Jade Johnson

Personal information
- Nationality: British (English)
- Born: 7 June 1980 (age 46) Lambeth, London, England
- Height: 185 cm (6 ft 1 in)
- Weight: 70 kg (154 lb)

Sport
- Sport: Athletics
- Event: long jump
- Club: Herne Hill Harriers

Medal record
Representing Great Britain
Athletics
Women's athletics
European Championships
| Silver medal – second place | 2002 Munich | Long jump |
Representing England
Commonwealth Games
| Silver medal – second place | 2002 Manchester | Long jump |

= Jade Johnson =

English track & field athlete (born 1980)

Jade Linsey Johnson (born 7 June 1980) is an English retired track and field athlete, specialising in long jump. She represented Great Britain at the Summer Olympics in 2004 and 2008. She placed fourth at the 2003 World Championships in Athletics and was a silver medallist at the 2002 Commonwealth Games.

== Biography ==
Born to parents from Liverpool and Kingston, Jamaica, Johnson, had an allergy to sand. Johnson won five British long jump titles in 2002, 2003, 2004, 2008 and 2010.

Johnson represented England at the 2002 Commonwealth Games in Manchester, winning a silver medal. Later she won the silver medal at the 2002 European Championships and finished fourth at the 2003 World Championships. Her personal best is 6.81 metres, an Olympic qualifying distance, achieved in 2008 during the European Cup, where she placed second.

In November 2007, having returned from a serious injury, she had her lottery funding removed leading into Olympic year, making it harder for her to return to top rank competition. However, she set personal bests in the 100 metres and 200 metres sprints and in the long jump.

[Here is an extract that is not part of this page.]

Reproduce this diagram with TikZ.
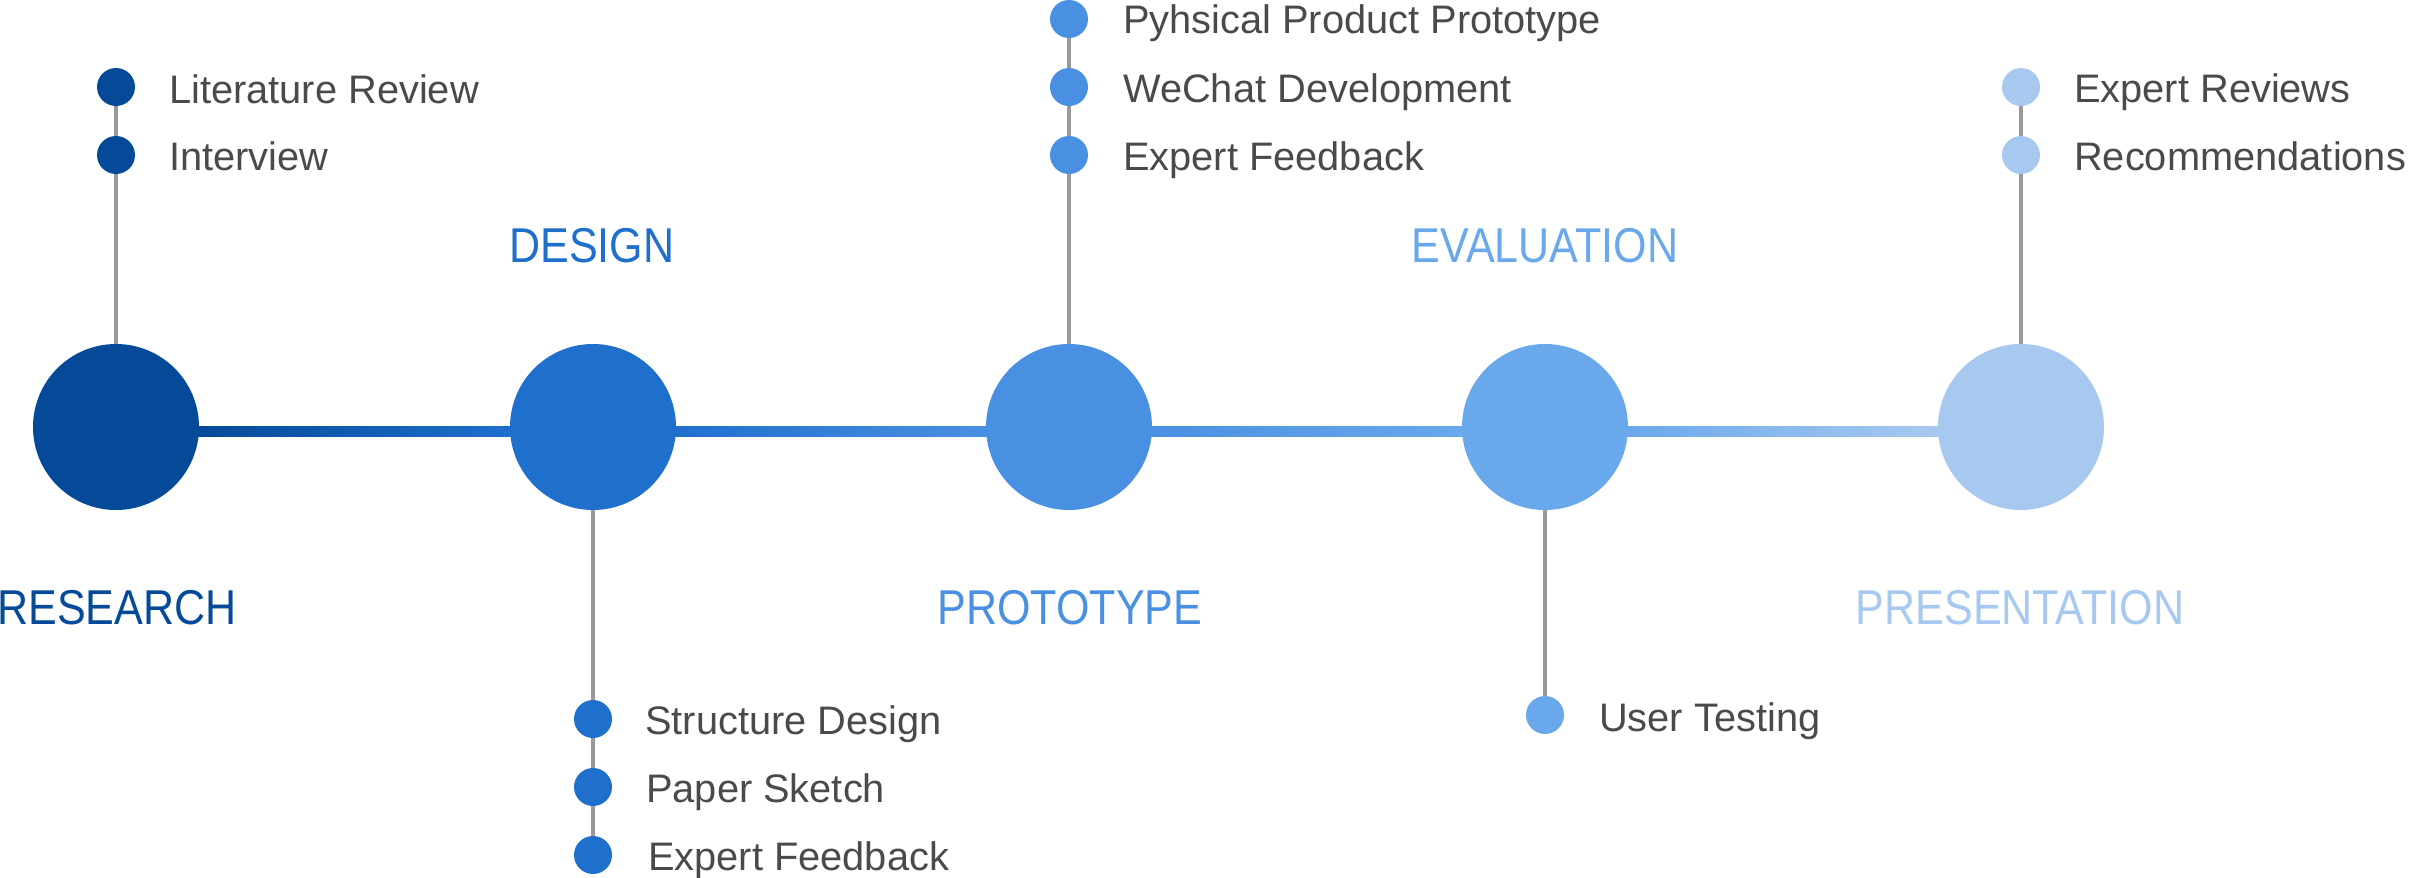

She came seventh in the final of the long jump in the 2008 Beijing Olympics, jumping 6.64 metres. She was very frustrated with her own performance and expressed a dissatisfaction that the winner the Brazilian Maurren Higa Maggi had previously tested positive for performance-enhancing drugs.

Johnson was selected to represent Great Britain at the 2009 European Indoor Championships but had to withdraw due to an injury.

On 25 August 2009, it was announced that she would compete in the 2009 series of Strictly Come Dancing on BBC1 with professional dancer Ian Waite. During final dress rehearsal for the 14 November edition of the show, Jade suffered a serious injury to her right knee, and therefore was forced to withdraw on 21 November. She stated that she was "devastated" to withdraw but had to be "realistic" and praised her dance partner Ian Waite for his support. Johnson returned with the other celebrities to perform at the final, and was given an extended time slot so she could perform the Tango that she had been due to perform before having to pull out.